It has now been officially confirmed that there was indeed a cyber attack on the Winter Olympics website just before the Opening Ceremony was held.
After initially denying that a network hack occurred, the officials issued a confirmation a few days after the episode. They have, however, declined to share the details of who perpetrated the cyber attack.
How the Cyber Attack Occurred
The Winter Olympic Games started in South Korea with a Grand Opening Ceremony. But just before this event, the Wi-Fi connectivity went down at the event and the televisions connected through the internet were also shut down.
The next day, the South Korean organizers did not acknowledge that there was a cyber attack. They limited their response to just “some issues” and not much beyond.
Though the officials in the International Olympics Committee did not share the full extent of the damage done due to the hacking, there are media reports which suggest that apart from the Wi-Fi and televisions, the Winter Olympics website was also affected.
It took the security authorities all of 12 hours before the systems were fully restored.
Again, the officials did not disclose the fact that many people wanting to watch the Olympic Games could not print out their tickets.
Speculation of Hacking Was Rife Weeks Before the Games
Weeks ahead of the competition, cybersecurity firm McAfee issued a warning that it had detected a spearfishing campaign and there was a strong suspicion that the Winter Olympics may be targeted.

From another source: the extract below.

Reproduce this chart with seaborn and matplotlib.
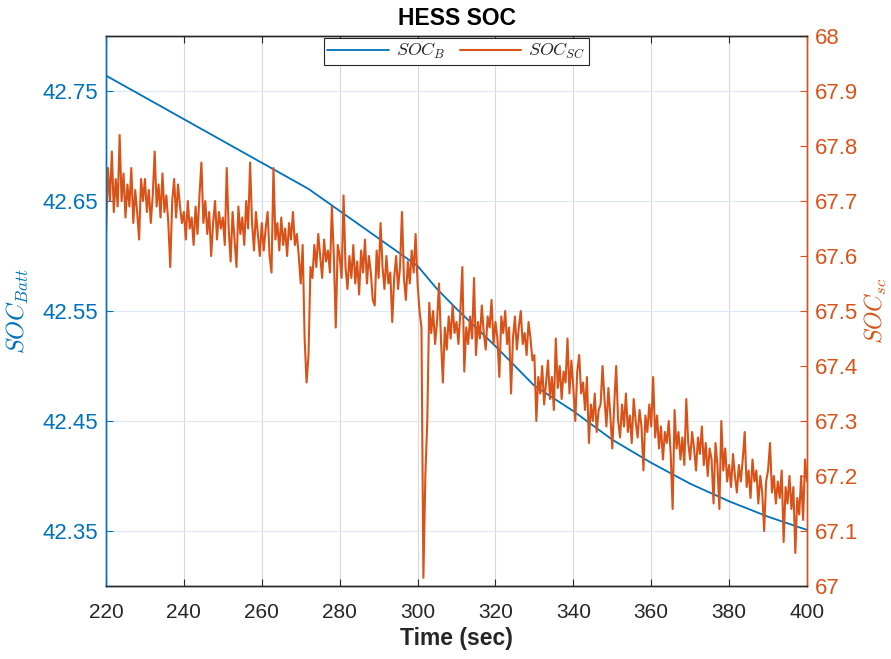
import numpy as np
import pandas as pd
import matplotlib
matplotlib.use("Agg")
import matplotlib.pyplot as plt
import seaborn as sns

# battery SOC (left axis), read at a few break points
t_batt = [220, 272, 280, 290, 300, 305, 310, 320, 330, 340, 350, 360, 370, 380, 390, 400]
soc_batt = [42.764, 42.661, 42.641, 42.616, 42.591, 42.570, 42.552, 42.518, 42.482,
            42.459, 42.433, 42.412, 42.393, 42.377, 42.363, 42.351]

# supercap SOC (right axis), sampled every 0.5 s from 220 to 400
t_sc_start, t_sc_step = 220.0, 0.5
soc_sc = [
    # 220
    67.64, 67.76, 67.70, 67.79, 67.68, 67.74, 67.69, 67.82, 67.70, 67.75,
    67.67, 67.73, 67.69, 67.76, 67.66, 67.72, 67.68, 67.63, 67.74, 67.70,
    # 230
    67.74, 67.68, 67.72, 67.66, 67.71, 67.79, 67.69, 67.73, 67.67, 67.75,
    67.68, 67.71, 67.66, 67.58, 67.70, 67.74, 67.67, 67.73, 67.69, 67.66,
    # 240
    67.68, 67.63, 67.70, 67.65, 67.67, 67.62, 67.69, 67.64, 67.71, 67.77,
    67.66, 67.70, 67.64, 67.68, 67.60, 67.66, 67.70, 67.63, 67.68, 67.65,
    # 250
    67.67, 67.62, 67.76, 67.65, 67.59, 67.68, 67.63, 67.58, 67.69, 67.64,
    67.67, 67.62, 67.70, 67.65, 67.77, 67.66, 67.61, 67.68, 67.64, 67.60,
    # 260
    67.66, 67.61, 67.65, 67.68, 67.60, 67.57, 67.76, 67.63, 67.66, 67.61,
    67.67, 67.62, 67.65, 67.60, 67.66, 67.63, 67.68, 67.62, 67.64, 67.60,
    # 270
    67.55, 67.62, 67.45, 67.37, 67.42, 67.58, 67.56, 67.62, 67.58, 67.64,
    67.60, 67.56, 67.63, 67.59, 67.61, 67.57, 67.69, 67.60, 67.47, 67.62,
    # 280
    67.60, 67.56, 67.71, 67.58, 67.54, 67.60, 67.56, 67.62, 67.55, 67.59,
    67.53, 67.61, 67.57, 67.63, 67.55, 67.60, 67.57, 67.52, 67.51, 67.61,
    # 290
    67.56, 67.66, 67.58, 67.54, 67.60, 67.55, 67.57, 67.48, 67.56, 67.60,
    67.54, 67.58, 67.68, 67.56, 67.52, 67.59, 67.55, 67.61, 67.57, 67.64,
    # 300
    67.55, 67.50, 67.47, 67.015, 67.20, 67.30, 67.515, 67.46, 67.50, 67.44,
    67.48, 67.55, 67.45, 67.37, 67.47, 67.43, 67.49, 67.45, 67.51, 67.46,
    # 310
    67.48, 67.44, 67.50, 67.58, 67.39, 67.47, 67.44, 67.49, 67.45, 67.56,
    67.42, 67.48, 67.45, 67.51, 67.46, 67.43, 67.49, 67.47, 67.52, 67.44,
    # 320
    67.48, 67.45, 67.38, 67.49, 67.46, 67.50, 67.44, 67.47, 67.35, 67.45,
    67.49, 67.43, 67.47, 67.50, 67.44, 67.46, 67.42, 67.48, 67.45, 67.41,
    # 330
    67.42, 67.30, 67.38, 67.35, 67.40, 67.33, 67.37, 67.41, 67.34, 67.38,
    67.32, 67.45, 67.36, 67.40, 67.34, 67.39, 67.37, 67.45, 67.35, 67.41,
    # 340
    67.36, 67.30, 67.39, 67.42, 67.35, 67.37, 67.32, 67.38, 67.26, 67.33,
    67.30, 67.35, 67.28, 67.32, 67.33, 67.40, 67.34, 67.29, 67.36, 67.31,
    # 350
    67.25, 67.33, 67.40, 67.30, 67.27, 67.33, 67.29, 67.35, 67.28, 67.31,
    67.26, 67.34, 67.30, 67.27, 67.32, 67.29, 67.21, 67.31, 67.28, 67.33,
    # 360
    67.29, 67.38, 67.27, 67.31, 67.25, 67.29, 67.23, 67.28, 67.26, 67.30,
    67.24, 67.14, 67.32, 67.25, 67.28, 67.23, 67.27, 67.22, 67.34, 67.26,
    # 370
    67.23, 67.28, 67.25, 67.21, 67.27, 67.24, 67.29, 67.22, 67.26, 67.20,
    67.25, 67.23, 67.15, 67.26, 67.22, 67.14, 67.30, 67.21, 67.25, 67.19,
    # 380
    67.22, 67.18, 67.24, 67.20, 67.17, 67.22, 67.19, 67.23, 67.28, 67.18,
    67.21, 67.16, 67.23, 67.19, 67.21, 67.15, 67.20, 67.17, 67.10, 67.19,
    # 390
    67.21, 67.26, 67.17, 67.20, 67.15, 67.19, 67.16, 67.21, 67.08, 67.18,
    67.15, 67.20, 67.14, 67.18, 67.06, 67.16, 67.13, 67.20, 67.12, 67.23,
    # 400
    67.19,
]
t_sc = t_sc_start + t_sc_step * np.arange(len(soc_sc))

x_ticks = [220, 240, 260, 280, 300, 320, 340, 360, 380, 400]
left_ticks = [42.35, 42.45, 42.55, 42.65, 42.75]
right_ticks = [67.0, 67.1, 67.2, 67.3, 67.4, 67.5, 67.6, 67.7, 67.8, 67.9, 68.0]
right_labels = ['67', '67.1', '67.2', '67.3', '67.4', '67.5', '67.6', '67.7', '67.8', '67.9', '68']

BLUE = '#0072BD'
ORANGE = '#D95319'
DARK = '#262626'

sns.set_theme(style='white')
plt.rcParams['font.family'] = ['Liberation Sans', 'DejaVu Sans']
plt.rcParams['mathtext.fontset'] = 'cm'

fig = plt.figure(figsize=(8.91, 6.59), dpi=100)
ax = fig.add_axes([106/891, 1 - 586/659, 701/891, 550/659])
ax2 = ax.twinx()

df_b = pd.DataFrame({'t': t_batt, 'soc': soc_batt})
df_s = pd.DataFrame({'t': t_sc, 'soc': soc_sc})
sns.lineplot(data=df_b, x='t', y='soc', ax=ax, color=BLUE, lw=1.3, label='$SOC_B$', legend=False)
sns.lineplot(data=df_s, x='t', y='soc', ax=ax2, color=ORANGE, lw=1.5, label='$SOC_{SC}$', legend=False)

ax.set_xlim(220, 400)
ax.set_ylim(42.30, 42.80)
ax2.set_ylim(67.0, 68.0)
ax.set_xticks(x_ticks)
ax.set_yticks(left_ticks)
ax.set_yticklabels([f'{v:.2f}' for v in left_ticks])
ax2.set_yticks(right_ticks)
ax2.set_yticklabels(right_labels)

# grid
ax.grid(True, axis='x', color='#d9d9d9', lw=0.8)
ax.grid(True, axis='y', color='#dce9f5', lw=0.8)
ax.set_axisbelow(True)

# ticks
ax.tick_params(axis='x', direction='in', length=5, colors=DARK, labelsize=15,
               top=True, bottom=True, pad=12, width=0.8)
ax.tick_params(axis='y', direction='in', length=5, colors=BLUE, labelsize=16,
               left=True, right=False, pad=6, width=0.8)
ax2.tick_params(axis='y', direction='in', length=5, colors=ORANGE, labelsize=16,
                right=True, pad=6, width=0.8)

for a in (ax, ax2):
    a.spines['top'].set_color(DARK)
    a.spines['bottom'].set_color(DARK)
    a.spines['left'].set_color(BLUE)
    a.spines['right'].set_color(ORANGE)
    for s in a.spines.values():
        s.set_linewidth(1.0)
        s.set_visible(True)

ax.set_xlabel('Time (sec)', fontsize=16.5, fontweight='bold', color=DARK, labelpad=4)
ax.set_ylabel('$SOC_{Batt}$', fontsize=17.5, color=BLUE, labelpad=8)
ax2.set_ylabel('$SOC_{sc}$', fontsize=17, color=ORANGE, labelpad=3)
ax.set_title('HESS SOC', fontsize=16.5, fontweight='bold', color='black', pad=8)

h1, l1 = ax.get_legend_handles_labels()
h2, l2 = ax2.get_legend_handles_labels()
leg = ax2.legend(h1 + h2, l1 + l2, loc='upper center', ncol=2, fontsize=13,
                 frameon=True, fancybox=False, edgecolor=DARK, framealpha=1,
                 handlelength=3.4, borderaxespad=0.1, columnspacing=0.8,
                 borderpad=0.2, handletextpad=0.4)
leg.get_frame().set_linewidth(0.8)

fig.savefig('out.png', dpi=100)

There were also warnings emerging from the U.S. Computer Emergency Readiness Team to the effect that the athletes and spectators traveling to South Korea may come under security threat concerning their personal information.
The Russian Angle
The official spokesperson for the International Olympics Committee was clear that they knew who was behind the cyber attack on their website and the Games, but their organization has taken a principled decision not to disclose the identity of those responsible for the hacking.
Most experts believe the needle of suspicion is towards Russia, with or without the support of the state.
There is a strong motive for the Russians to engage in such an act since the IOC had banned Russia from participating in the Winter Olympics following proven doping allegations which involved the Russian government.
The IOC, however, permitted several Russian athletes to participate as individual competitors.
So, it is quite possible the cyber attack was planned and executed with the sole purpose of putting the IOC into the limelight at a critical juncture in the Games while the Opening Ceremony was taking place.
If the McAfee warning was true, then they had done the planning for this well in advance.